Aussi, la LCM prévoit que toute disposition d’un règlement municipal adopté en vertu de cette loi qui serait « inconciliable » avec une loi ou un règlement provincial est inopérante, un principe jurisprudentiel par ailleurs bien établi.
Ces derniers bémols sont significatifs : la Cour suprême du Canada a toujours rappelé aux municipalités que l’interprétation large des lois municipales ne permet pas d’outrepasser le libellé clair du paragraphe 92(8) de la Loi constitutionnelle de 1867 qui fait des institutions locales, dans toutes leurs dimensions, un objet de compétence provinciale. Cela dit, dans l’histoire du droit municipal au pays, les avancées mentionnés ci-dessus, qui touchent notamment le Québec, sont non négligeables.

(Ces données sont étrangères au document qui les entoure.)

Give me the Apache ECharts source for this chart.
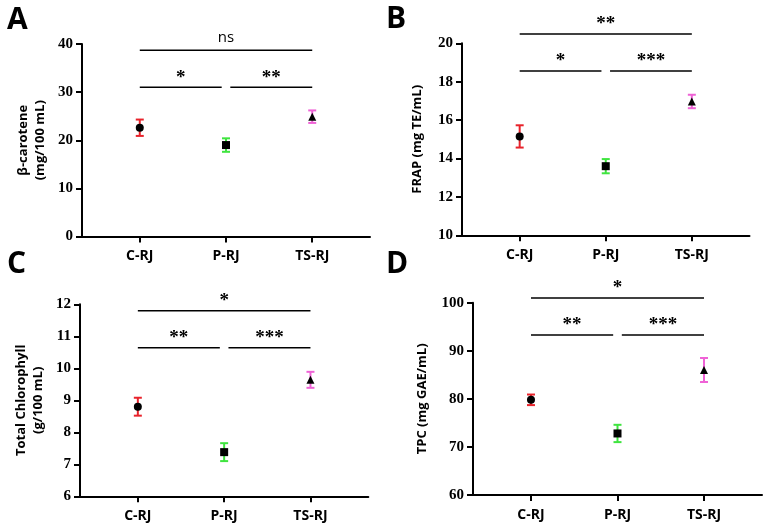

En ce sens, les propos de Mosonyi et Baker sont révélateurs, lorsqu’ils affirmèrent : « [n]ous ne dirions pas que les municipalités constituent un 3e palier constitutionnel de gouvernance, mais nous pensons qu’elles pourraient à tout le moins être considérées comme un 2e palier et demi »6!
1:Dalton McGuinty, Dalton McGuinty: Making a Difference, Toronto, Dundurn Press, 2015, p. 67 (nos traductions).
2:Loi sur les cités et villes, RLRQ, c. C‑19, art. 412 (35°) (abrogé) (ci-après « LCV »). L’équivalent se trouvait dans le Code municipal du Québec, RLRQ, c. C-27.1, art. 633 (4°) (abrogé) (ci-après « CM »).
3:LCV, art. 412 (37°) (abrogé). L’équivalent se trouvait au CM, art. 633 (9°) (abrogé).
4: LCM, art. 4(7°) et 62(1).
5: Pour une première analyse des motivations du législateur quant à cette loi, puis à ces effets, voir Benoît Frate et David Robitaille, « Benoît Frate et David Robitaille, « Quinze ans de Loi sur les compétences municipales : contexte, avancées et limites pour l’autonomie locale », dans Barreau du Québec, Service de la formation continue, Développements récents en droit municipal 2022, v. 509, Montréal, Yvon Blais, 2022, 205-240.
6: Samuel Mosonyi et Dennis Baker, « Bylaw Battles: Explaining Municipal-Provincial and Municipal-Federal Win-Rates », (2016) 25 Canadian Journal of Urban Research 11, p. 19 [notre traduction].